The sales decline extends beyond McDonald’s. Customer traffic at U.S. fast-food restaurants fell 2% in the first half of the year compared with the same period last year, according to market research firm Circana. David Portalatin, a food industry consultant at Circana, expects rising inflation and consumer debt to continue to weigh on traffic in the second half of 2024.
McDonald’s also reported lower footfall in stores in France and the Middle East, where a boycott linked to alleged support for Israel in the Gaza conflict has hit sales. In China, weak consumer sentiment has prompted customers to look to lower-priced rivals.
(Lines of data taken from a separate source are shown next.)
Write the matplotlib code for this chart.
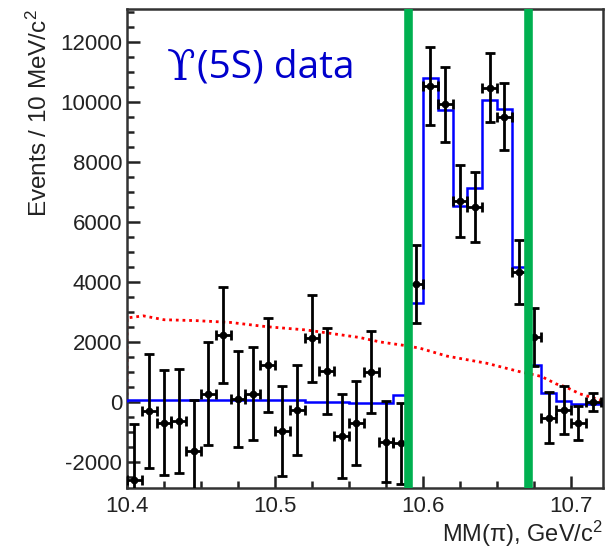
"""Missing-mass spectrum MM(pi) with fit and background overlay."""
import numpy as np
import matplotlib.pyplot as plt
from matplotlib.ticker import MultipleLocator

# binning: 10 MeV bins starting at 10.40 GeV
BIN_LO = 10.40
BIN_W = 0.01
N_BINS = 32

# data points (events per bin) and their errors
counts = [-2600, -300, -700, -630, -1630, 270, 2230, 100, 270, 1230,
          -970, -270, 2130, 1030, -1130, -700, 1000, -1330, -1370, 3930,
          10530, 9930, 6700, 6510, 10480, 9510, 4340, 2170, -530, -270,
          -690, 10]
errors = [1850, 1900, 1750, 1730, 1700, 1720, 1600, 1600, 1550, 1570,
          1500, 1500, 1450, 1430, 1400, 1400, 1380, 1350, 1350, 1300,
          1300, 1250, 1200, 1170, 1160, 1110, 1060, 970, 850, 790,
          570, 300]

# fit result, one value per bin
fit = [80, 80, 80, 80, 80, 80, 80, 80, 80, 50,
       50, 50, 10, 10, 10, -30, -30, -30, 230, 3300,
       10810, 9730, 6530, 7120, 10070, 9760, 4510, 1230, 290, 20,
       -60, -60]

# background shape (red dotted)
bkg_x = [10.400, 10.400, 10.411, 10.425, 10.447, 10.470, 10.494, 10.521,
         10.557, 10.571, 10.588, 10.598, 10.616, 10.643, 10.666, 10.680,
         10.690, 10.696, 10.706, 10.720]
bkg_y = [0, 2800, 2870, 2740, 2710, 2650, 2510, 2400,
         2150, 2000, 1880, 1790, 1530, 1290, 1000, 850,
         600, 510, 270, 60]

# signal window boundaries
window = [10.59, 10.671]


def main():
    plt.rcParams['font.family'] = ['Liberation Sans', 'DejaVu Sans']
    plt.rcParams['mathtext.fontset'] = 'custom'
    plt.rcParams['mathtext.rm'] = 'Liberation Sans'
    plt.rcParams['mathtext.it'] = 'Liberation Sans'
    plt.rcParams['axes.unicode_minus'] = False

    fig = plt.figure(figsize=(6.06, 5.52), dpi=100)
    ax = fig.add_axes([0.2096, 0.1159, 0.7854, 0.8678])

    edges = BIN_LO + BIN_W * np.arange(N_BINS + 1)
    centers = 0.5 * (edges[:-1] + edges[1:])

    ax.plot(bkg_x, bkg_y, color='red', lw=2.0, ls=(0, (1, 1.4)), zorder=2)
    ax.stairs(fit, edges, color='#0000ff', lw=1.8, zorder=3)
    ax.errorbar(centers, counts, yerr=errors, xerr=BIN_W / 2, fmt='o',
                color='black', ms=4.5, elinewidth=2.0, capsize=3.5,
                capthick=2.0, zorder=4)
    for xv in window:
        ax.axvline(xv, color='#00b050', lw=6.2, zorder=5)

    # hooked upsilon from a serif face, rest of the label in a sans face
    ups = ax.text(0.084, 0.877, 'ϒ', transform=ax.transAxes,
                  color='#0000cc', fontsize=30, va='center', ha='left',
                  family='DejaVu Serif')
    ax.annotate('(5S) data', xy=(1, 0.5), xycoords=ups,
                xytext=(1, 0), textcoords='offset points',
                color='#0000cc', fontsize=28, va='center', ha='left',
                family=['Open Sans', 'DejaVu Sans'])

    ax.set_xlim(10.4, 10.7216)
    ax.set_ylim(-2870, 13100)
    ax.xaxis.set_major_locator(MultipleLocator(0.1))
    ax.xaxis.set_minor_locator(MultipleLocator(0.025))
    ax.yaxis.set_major_locator(MultipleLocator(2000))
    ax.yaxis.set_minor_locator(MultipleLocator(500))
    ax.tick_params(which='both', direction='in', top=False, right=False,
                   width=1.8, color='#222222', labelsize=16,
                   labelcolor='#222222')
    ax.tick_params(which='major', length=9)
    ax.tick_params(which='minor', length=5)
    ax.tick_params(axis='x', pad=6)
    for sp in ax.spines.values():
        sp.set_linewidth(1.8)
        sp.set_color('#333333')

    ax.set_ylabel('Events / 10 MeV/c$^2$', fontsize=17.5, loc='top',
                  color='#222222', labelpad=6)
    ax.set_xlabel(r'MM($\pi$), GeV/c$^2$', fontsize=17, loc='right',
                  color='#222222', labelpad=1)

    fig.savefig('out.png', dpi=100)


if __name__ == '__main__':
    main()
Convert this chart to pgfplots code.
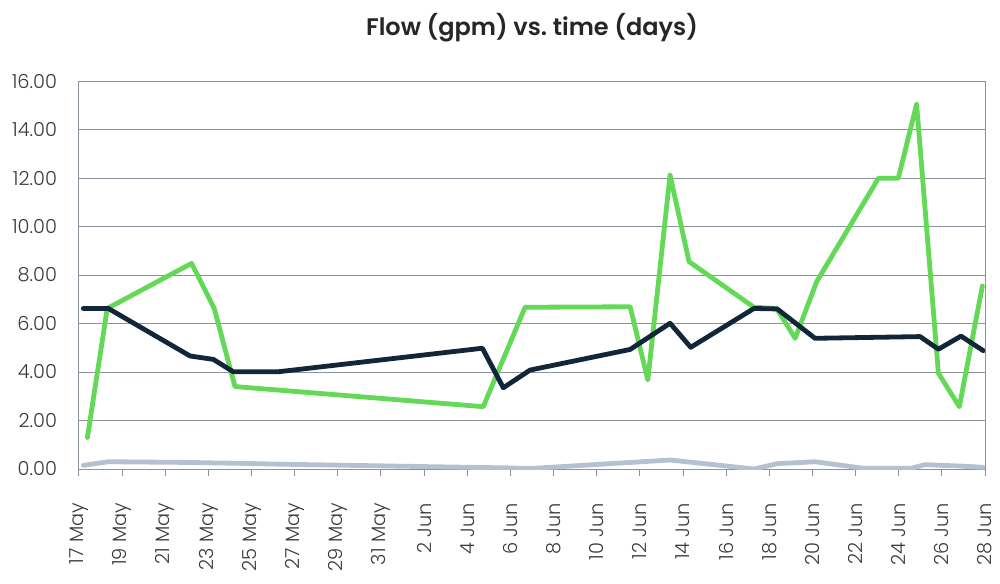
\documentclass[border=0pt]{standalone}
\usepackage{pgfplots}
\pgfplotsset{compat=1.18}
\usepackage{fontspec}
\setmainfont{Poppins}
\newfontfamily\tickfont{Poppins Light}
\newfontfamily\titlefont{Poppins SemiBold}

\definecolor{flowgreen}{HTML}{63D957}
\definecolor{flownavy}{HTML}{12263A}
\definecolor{flowgrey}{HTML}{B3C1D1}
\definecolor{gridgrey}{HTML}{8A939E}
\definecolor{labelgrey}{HTML}{3A3A3A}

% x = days since 17 May
\pgfplotstableread{
x y
0.39 1.30
1.31 6.62
5.22 8.48
6.27 6.62
7.23 3.40
18.74 2.57
20.68 6.67
25.55 6.69
26.37 3.67
27.40 12.12
28.28 8.55
31.29 6.67
32.34 6.62
33.20 5.39
34.20 7.73
37.06 11.99
37.98 11.99
38.83 15.04
39.84 3.95
40.81 2.57
41.88 7.55
}\greendata

\pgfplotstableread{
x y
0.20 6.62
1.36 6.62
5.15 4.66
6.23 4.52
7.15 4.01
9.24 4.01
18.70 4.98
19.67 3.35
20.91 4.08
25.55 4.93
27.40 6.01
28.36 5.02
31.29 6.62
32.37 6.60
34.12 5.39
38.99 5.46
39.84 4.94
40.89 5.48
41.92 4.88
}\navydata

\pgfplotstableread{
x y
0.20 0.15
1.36 0.30
5.15 0.27
6.23 0.25
7.15 0.24
9.24 0.20
18.70 0.06
19.67 0.05
20.91 0.02
25.55 0.27
27.40 0.37
28.36 0.28
31.29 0.00
32.37 0.22
34.12 0.30
36.36 0.03
38.60 0.03
39.22 0.18
40.89 0.12
41.92 0.07
}\greydata

\begin{document}
\begin{tikzpicture}
\useasboundingbox (-59.25pt,-85.5pt) rectangle (690.75pt,351.75pt);
\begin{axis}[
  at={(0,0)}, anchor=south west,
  scale only axis, width=679.5pt, height=291pt,
  xmin=0, xmax=42, ymin=0, ymax=16,
  xtick={0,2,...,42},
  xticklabels={17 May,19 May,21 May,23 May,25 May,27 May,29 May,31 May,2 Jun,4 Jun,6 Jun,8 Jun,10 Jun,12 Jun,14 Jun,16 Jun,18 Jun,20 Jun,22 Jun,24 Jun,26 Jun,28 Jun},
  ytick={0,2,...,16},
  ymajorgrids,
  grid style={gridgrey, line width=0.75pt},
  axis line style={gridgrey, line width=0.75pt},
  tick align=outside,
  xtick pos=bottom,
  major tick length=5pt,
  x tick style={gridgrey, line width=0.75pt},
  y tick style={draw=none},
  tick label style={font=\tickfont\fontsize{14.5}{16}\selectfont, text=labelgrey},
  xticklabel style={rotate=90, anchor=near xticklabel},
  xticklabel shift=17pt,
  yticklabel style={xshift=-8pt},
  /pgf/number format/.cd, fixed, zerofill, precision=2, assume math mode=true, /pgfplots/.cd,
  title={Flow (gpm) vs.\ time (days)},
  title style={font=\titlefont\fontsize{18}{20}\selectfont, text=black!85, anchor=base, at={(0.5,1)}, yshift=28pt},
  every axis plot/.append style={line width=3.6pt, line join=round, line cap=round},
]
\addplot[flowgrey] table[x=x, y=y] {\greydata};
\addplot[flowgreen] table[x=x, y=y] {\greendata};
\addplot[flownavy] table[x=x, y=y] {\navydata};
\end{axis}
\end{tikzpicture}
\end{document}
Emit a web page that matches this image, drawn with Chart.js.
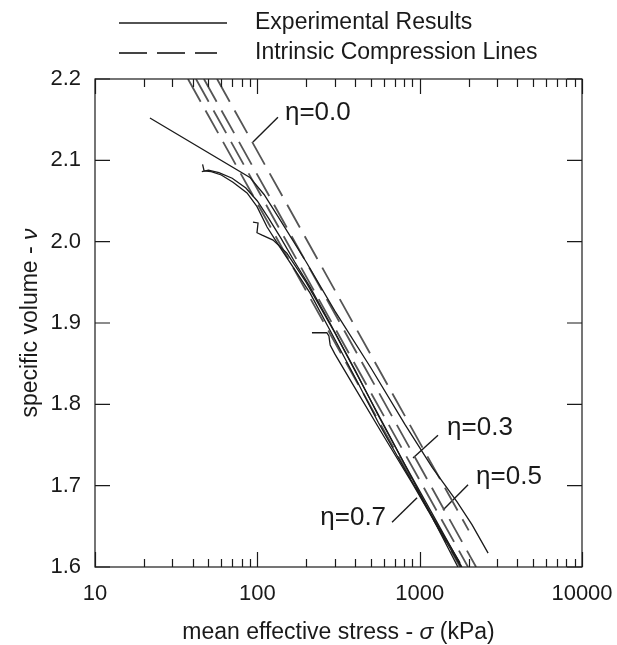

In April, McDonald’s warned that more customers were looking for better value at affordable prices. On June 25, the company introduced a $5 meal promotion at U.S. restaurants, which came late in the reporting period. According to Joe Erlinger, president of McDonald’s U.S., sales of the $5 meal promotion are exceeding expectations and are drawing lower-income consumers back to McDonald’s stores. The promotion will run through August, with 93% of McDonald’s franchisees participating.
Other countries, such as Germany and the UK, have also seen success with meal deals. However, Kempczinski stressed the need for broader value propositions and improved marketing.
He added, “Trying to move the consumer with one or a few goods is not enough under the circumstances we are living in.”
New menu items, including the value-priced Big Arch Double Burger, are also being tested in three international markets through the end of this year.
For the second quarter, McDonald’s revenue was flat at $6.5 billion, slightly below the $6.6 billion Wall Street had expected, according to analysts surveyed by FactSet.
Despite the sales decline, investors seemed pleased with McDonald’s plans to reverse the trend. McDonald’s shares rose 4% in early trading Monday.